To deal with this glaring imbalance in supply and demand, the expo's organizers set up shop within spitting distance of Google I/O 2012, with recruiters hoping to lure and possibly poach people from that target-rich environment known as Moscone West. As event spokesman Mike Sherman put it, "there's a captive audience right across the street, so we're hoping we can get them to cross Howard and have a casual conversation with our hiring mangers and recruiters."
Yet while they expect 2,500 job-seekers at the two-day show, which ends Friday, only a trickle of folks wandered over from Google on Thursday morning.
"I get a ton of LinkedIn requests from companies to send in my résumé, but I'm not that interested," said one 41-year-old Google employee who declined to check out the job fair and who also asked that his name not be used for fear of offending his employer. "I'm paid well, I've got on-site day care for my daughter and, frankly, after working at Google I can't imagine working anywhere else."
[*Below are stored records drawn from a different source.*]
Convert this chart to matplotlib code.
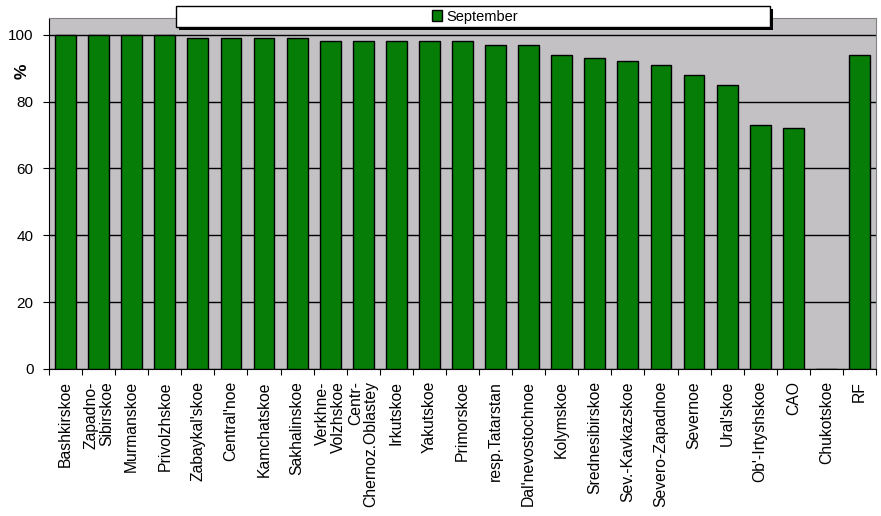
import numpy as np
import matplotlib
matplotlib.use('Agg')
from matplotlib import pyplot as plt
from matplotlib.patches import Rectangle, Patch

plt.rcParams['font.family'] = ['Liberation Sans', 'DejaVu Sans']

regions = ["Bashkirskoe", "Zapadno-\nSibirskoe", "Murmanskoe", "Privolzhskoe",
           "Zabaykal'skoe", "Central'noe", "Kamchatskoe", "Sakhalinskoe",
           "Verkhne-\nVolzhskoe", "Centr-\nChernoz.Oblastey", "Irkutskoe", "Yakutskoe",
           "Primorskoe", "resp.Tatarstan", "Dal'nevostochnoe", "Kolymskoe",
           "Srednesibirskoe", "Sev.-Kavkazskoe", "Severo-Zapadnoe", "Severnoe",
           "Ural'skoe", "Ob'-Irtyshskoe", "CAO", "Chukotskoe", "RF"]
september = [100, 100, 100, 100, 99, 99, 99, 99, 98, 98, 98, 98,
             98, 97, 97, 94, 93, 92, 91, 88, 85, 73, 72, 0, 94]
yticks = [0, 20, 40, 60, 80, 100]

green = '#067d06'


def main():
    fig = plt.figure(figsize=(8.81, 5.16), dpi=100)
    ax = fig.add_axes([49/881, 1 - 369/516, 827/881, 351/516])
    ax.set_facecolor('#c3c1c4')

    x = np.arange(len(regions))
    ax.bar(x, september, width=0.63, color=green, edgecolor='black',
           linewidth=1, zorder=3)

    ax.set_xlim(-0.5, len(regions) - 0.5)
    ax.set_ylim(0, 105)
    ax.set_yticks(yticks)
    ax.yaxis.grid(True, color='black', linewidth=1, zorder=1)
    ax.set_axisbelow(True)
    ax.tick_params(axis='y', labelsize=11, length=4, direction='out', pad=7)

    # ticks between categories, labels at category centres
    ax.set_xticks(np.arange(len(regions) + 1) - 0.5)
    ax.set_xticklabels([])
    ax.tick_params(axis='x', length=4, direction='out')
    for i, name in enumerate(regions):
        ax.text(i, -3.6, name, rotation=90, ha='center', va='top',
                multialignment='right', fontsize=11.3, linespacing=1.05,
                transform=ax.transData)

    ax.spines['top'].set_color('#808080')
    ax.spines['right'].set_color('#808080')

    fig.text(22/881, 1 - 71/516, '%', rotation=90, fontsize=12.5,
             fontweight='bold', ha='center', va='center')

    # legend box with shadow
    fig.patches.append(Rectangle((179/881, 1 - 30/516), 594/881, 21/516,
                                 transform=fig.transFigure, facecolor='black',
                                 edgecolor='none', zorder=5))
    fig.patches.append(Rectangle((176/881, 1 - 27/516), 594/881, 21/516,
                                 transform=fig.transFigure, facecolor='white',
                                 edgecolor='black', linewidth=1, zorder=6))
    leg = fig.legend(handles=[Patch(facecolor=green, edgecolor='black',
                                    label='September')],
                     loc='center', bbox_to_anchor=(475/881, 1 - 16.5/516),
                     frameon=False, fontsize=10.5, handlelength=0.7,
                     handleheight=0.7, handletextpad=0.3)
    leg.set_zorder(7)

    fig.savefig('out.png', dpi=100)


if __name__ == '__main__':
    main()
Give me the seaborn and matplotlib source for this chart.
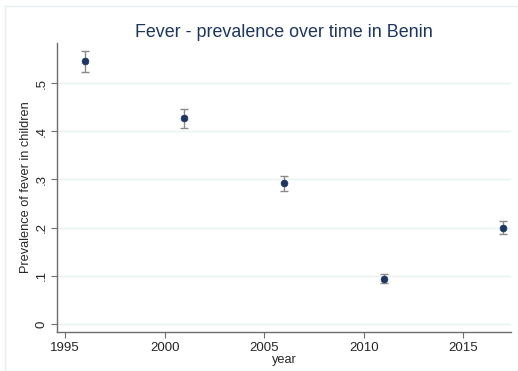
import numpy as np
import matplotlib.pyplot as plt
import seaborn as sns
import pandas as pd
from matplotlib.patches import Rectangle

# survey years and fever prevalence (with CI bounds)
year = [1996, 2001, 2006, 2011, 2017]
prev = [0.545, 0.427, 0.293, 0.094, 0.199]
lo = [0.522, 0.406, 0.277, 0.086, 0.186]
hi = [0.567, 0.447, 0.308, 0.103, 0.213]

df = pd.DataFrame({'year': year, 'prev': prev, 'lo': lo, 'hi': hi})

sns.set_style('white')
plt.rcParams['font.family'] = ['Liberation Sans', 'DejaVu Sans']

navy = '#1d3661'
fig = plt.figure(figsize=(5.18, 3.71), dpi=100)
ax = fig.add_axes([0.110, 0.105, 0.877, 0.779])

# outer graph region border
fig.patches.append(Rectangle((0.01, 0.0), 0.99, 0.985, transform=fig.transFigure,
                             fill=False, edgecolor='#e6eef0', lw=1))

ax.errorbar(df.year, df.prev, yerr=[df.prev - df.lo, df.hi - df.prev], fmt='none',
            ecolor='#8a8a8a', elinewidth=1, capsize=3, capthick=1, zorder=2)
sns.scatterplot(data=df, x='year', y='prev', color=navy, s=24, edgecolor=navy,
                linewidth=0.5, ax=ax, zorder=3)

ax.set_xlim(1994.6, 2017.4)
ax.set_ylim(-0.0166, 0.583)
ax.set_xticks([1995, 2000, 2005, 2010, 2015])
ax.set_yticks([0, 0.1, 0.2, 0.3, 0.4, 0.5])
ax.set_yticklabels(['0', '.1', '.2', '.3', '.4', '.5'], rotation=90, va='center')
ax.yaxis.grid(True, color='#eaf2f3', lw=1)
ax.set_axisbelow(True)

for s in ['top', 'right']:
    ax.spines[s].set_visible(False)
for s in ['left', 'bottom']:
    ax.spines[s].set_color('#6e6e6e')
    ax.spines[s].set_linewidth(1)
ax.tick_params(axis='both', direction='out', length=4, width=0.8, color='#6e6e6e',
               labelsize=9.5, pad=3, left=True, bottom=True)

ax.set_xlabel('year', fontsize=9.2, labelpad=0)
ax.set_ylabel('Prevalence of fever in children', fontsize=9.2, labelpad=2)
ax.set_title('Fever - prevalence over time in Benin', fontsize=12.9,
             color=navy, pad=4)

plt.savefig('out.png', dpi=100)
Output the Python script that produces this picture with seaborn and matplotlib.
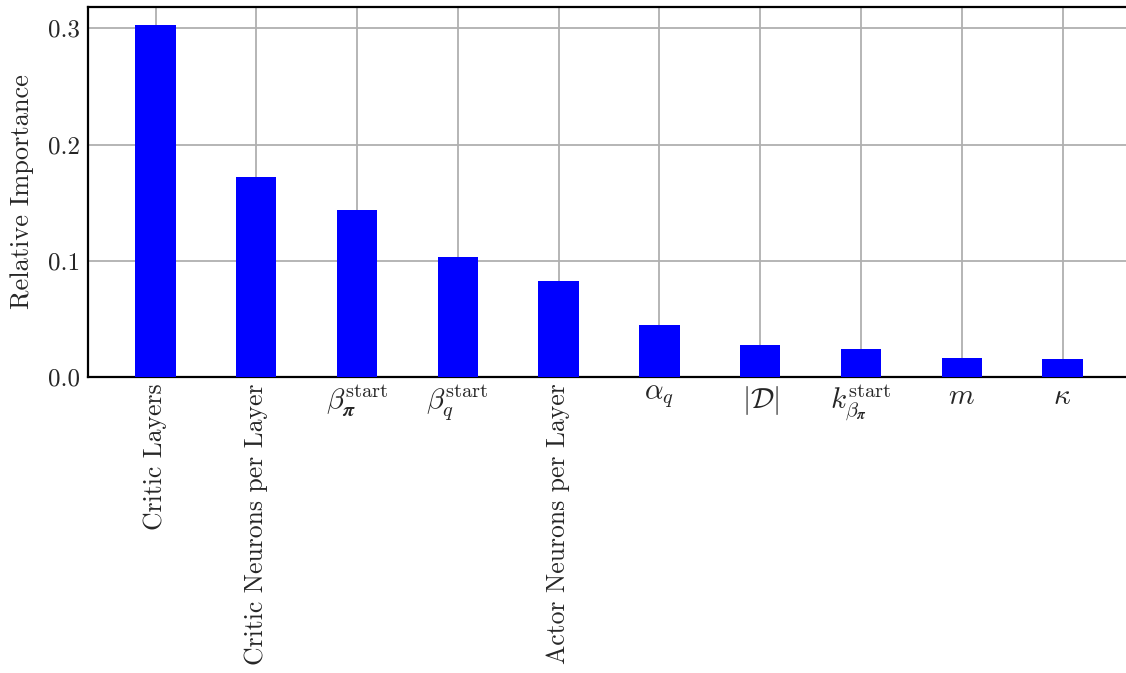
import matplotlib
matplotlib.use("Agg")
import matplotlib.pyplot as plt
import seaborn as sns
import pandas as pd

# Hyperparameter names (plain text or mathtext) and their relative importance
params = [
    "Critic Layers",
    "Critic Neurons per Layer",
    r"$\beta_{\boldsymbol{\pi}}^{\mathrm{start}}$",
    r"$\beta_{q}^{\mathrm{start}}$",
    "Actor Neurons per Layer",
    r"$\alpha_q$",
    r"$|\mathcal{D}|$",
    r"$k_{\beta_{\boldsymbol{\pi}}}^{\mathrm{start}}$",
    r"$m$",
    r"$\kappa$",
]
importance = [0.3033, 0.1719, 0.1435, 0.1031, 0.0824, 0.0445, 0.0273, 0.0238, 0.0161, 0.0152]
y_ticks = [0.0, 0.1, 0.2, 0.3]

sns.set_style("white")
plt.rcParams.update({
    "font.family": "serif",
    "font.serif": ["cmr10"],
    "mathtext.fontset": "cm",
    "axes.formatter.use_mathtext": True,
    "axes.unicode_minus": False,
})

df = pd.DataFrame({"param": params, "importance": importance})

W, H = 1126, 673
fig = plt.figure(figsize=(W / 100, H / 100), dpi=100)
ax = fig.add_axes([88 / W, (H - 376.7) / H, (W - 88) / W, (376.7 - 7) / H])

sns.barplot(data=df, x="param", y="importance", color="#0000ff", saturation=1,
            width=0.4, linewidth=0, ax=ax, zorder=3)

ax.set_xlim(-0.67, 9.63)
ax.set_ylim(0, max(importance) * 1.05)
ax.set_yticks(y_ticks)
ax.set_yticklabels([f"{v:.1f}" for v in y_ticks])

ax.grid(True, color="#b0b0b0", linewidth=1.3, zorder=0)
ax.set_axisbelow(True)

ax.set_xlabel("")
ax.set_ylabel("Relative Importance", fontsize=19, labelpad=10)

ax.tick_params(axis="y", direction="in", length=8, width=1.3, labelsize=18, pad=6)
ax.tick_params(axis="x", length=0, labelsize=18.5, pad=5)

for lbl in ax.get_xticklabels():
    if lbl.get_text().startswith("$"):
        lbl.set_rotation(0)
        lbl.set_fontsize(21)
    else:
        lbl.set_rotation(90)
    lbl.set_ha("center")
    lbl.set_va("top")

for side in ("left", "top", "bottom"):
    ax.spines[side].set_visible(True)
    ax.spines[side].set_color("black")
    ax.spines[side].set_linewidth(1.6)
ax.spines["right"].set_visible(False)

fig.savefig("out.png", dpi=100)
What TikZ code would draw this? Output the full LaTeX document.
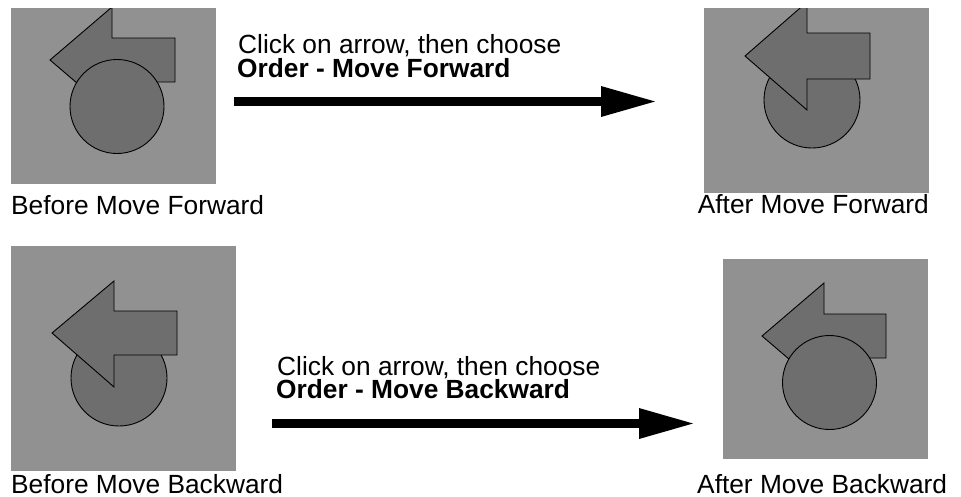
\documentclass[tikz,border=0pt]{standalone}
\usepackage{fontspec}
\setmainfont{Liberation Sans}
\usetikzlibrary{arrows.meta}
\definecolor{panelbg}{RGB}{145,145,145}
\definecolor{shapefill}{RGB}{110,110,110}
\tikzset{
  panel/.style={fill=panelbg, draw=none, inner sep=0pt, anchor=north west},
  shp/.style={fill=shapefill, draw=black, line width=0.9pt, line join=miter},
  caption/.style={inner sep=0pt, anchor=base west, font=\fontsize{26.3}{23.5}\selectfont},
  bigarrow/.style={line width=9pt, -{Triangle[length=54pt,width=31pt,line width=0pt]}}
}
\begin{document}
\begin{tikzpicture}[x=1pt,y=-1pt]
\useasboundingbox (0,0) rectangle (961,496);

% ---------- Panel 1: before move forward (arrow behind circle)
\node[panel, minimum width=205pt, minimum height=176pt] (p1) at (11,8) {};
\begin{scope}
  \clip (p1.north west) rectangle (p1.south east);
  \draw[shp] (50,60) -- (112,7) -- (112,38) -- (175,38) -- (175,82) -- (112,82) -- (112,113) -- cycle;
  \draw[shp] (117,106.5) circle[radius=47];
\end{scope}
\node[caption] (l1) at (11,214) {Before Move Forward};

% ---------- Panel 2: after move forward (arrow in front)
\node[panel, minimum width=225pt, minimum height=185pt] (p2) at (704,8) {};
\begin{scope}
  \clip (p2.north west) rectangle (p2.south east);
  \draw[shp] (812,100) circle[radius=48];
  \draw[shp] (745,56) -- (807,2) -- (807,33) -- (870,33) -- (870,79) -- (807,79) -- (807,110) -- cycle;
\end{scope}
\node[caption, anchor=base east] (l2) at (929,213) {After Move Forward};

% ---------- Panel 3: before move backward (arrow in front)
\node[panel, minimum width=225pt, minimum height=225pt] (p3) at (11,246) {};
\begin{scope}
  \clip (p3.north west) rectangle (p3.south east);
  \draw[shp] (119,378) circle[radius=48];
  \draw[shp] (52,333) -- (114,281) -- (114,311) -- (177,311) -- (177,355) -- (114,355) -- (114,387) -- cycle;
\end{scope}
\node[caption] (l3) at (11,493) {Before Move Backward};

% ---------- Panel 4: after move backward (arrow behind circle)
\node[panel, minimum width=205pt, minimum height=200pt] (p4) at (723,259) {};
\begin{scope}
  \clip (p4.north west) rectangle (p4.south east);
  \draw[shp] (762,336) -- (824,283) -- (824,314) -- (886,314) -- (886,358) -- (824,358) -- (824,389) -- cycle;
  \draw[shp] (829.5,382.5) circle[radius=47];
\end{scope}
\node[caption] (l4) at (697,493) {After Move Backward};

% ---------- Instructions and big arrows
\node[caption] (t1a) at (238,53.5) {Click on arrow, then choose};
\node[caption] (t1b) at (237,77) {\bfseries Order - Move Forward};
\coordinate (a1s) at (234,101.5);
\coordinate (a1e) at (655,101.5);
\draw[bigarrow] (a1s) -- (a1e);

\node[caption] (t2a) at (277,375) {Click on arrow, then choose};
\node[caption] (t2b) at (276,398.5) {\bfseries Order - Move Backward};
\coordinate (a2s) at (272,423.5);
\coordinate (a2e) at (693,423.5);
\draw[bigarrow] (a2s) -- (a2e);
\end{tikzpicture}
\end{document}
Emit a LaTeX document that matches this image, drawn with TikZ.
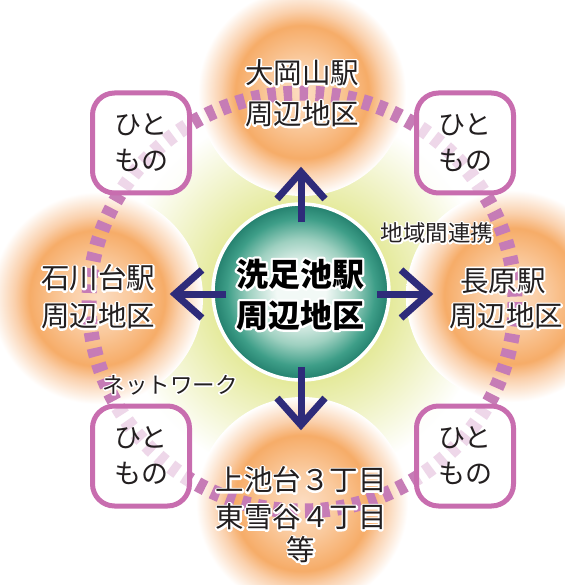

That sort of resistance makes Kevin Clarke's recruiting pitch a very hard sell. The vice president of engineering for Portland, Ore.-based Elemental Technologies, Clarke said, "To get the best of the best engineers takes a lot of effort. I have to sell people on my company. And what makes that tough is that the people we're looking to hire already have jobs and are really happy where they are."
With his video technology firm hoping to hire 15 more people to build out their 80-person staff, Clarke says laying out $1,900 for a table at the Tech Career Expo "will be worth it if I find even one person we end up hiring from this event."
As he roamed past recruiters' booths, job seeker Anurag Rastogi seemed a lot more hopeful than perhaps some of the people on the other side of the table. "I think a lot of these companies need someone like me," said Rastogi, a 31-year-old MBA graduate from Simon Graduate School of Business in New York who has a background in technology.
"I'm looking for opportunities in the tech space, so I moved to the Bay Area. I don't think the people hiring can find enough candidates with the tech skills they're looking for, which should be good news for me."
Despite a "street team" of expo folks handing out fliers to try to coax developers over to the job fair, takers were few and far between. But around noon, developer Mohammad Salehin did walk out of I/O and cross the street to poke around the expo.
"I'm just here to explore opportunities," said Salehin, who works for Standard Chartered Bank in Singapore. "I'm happy where I am, but I came over out of curiosity. Networking is always important and it's possible something here could one day lead to a job."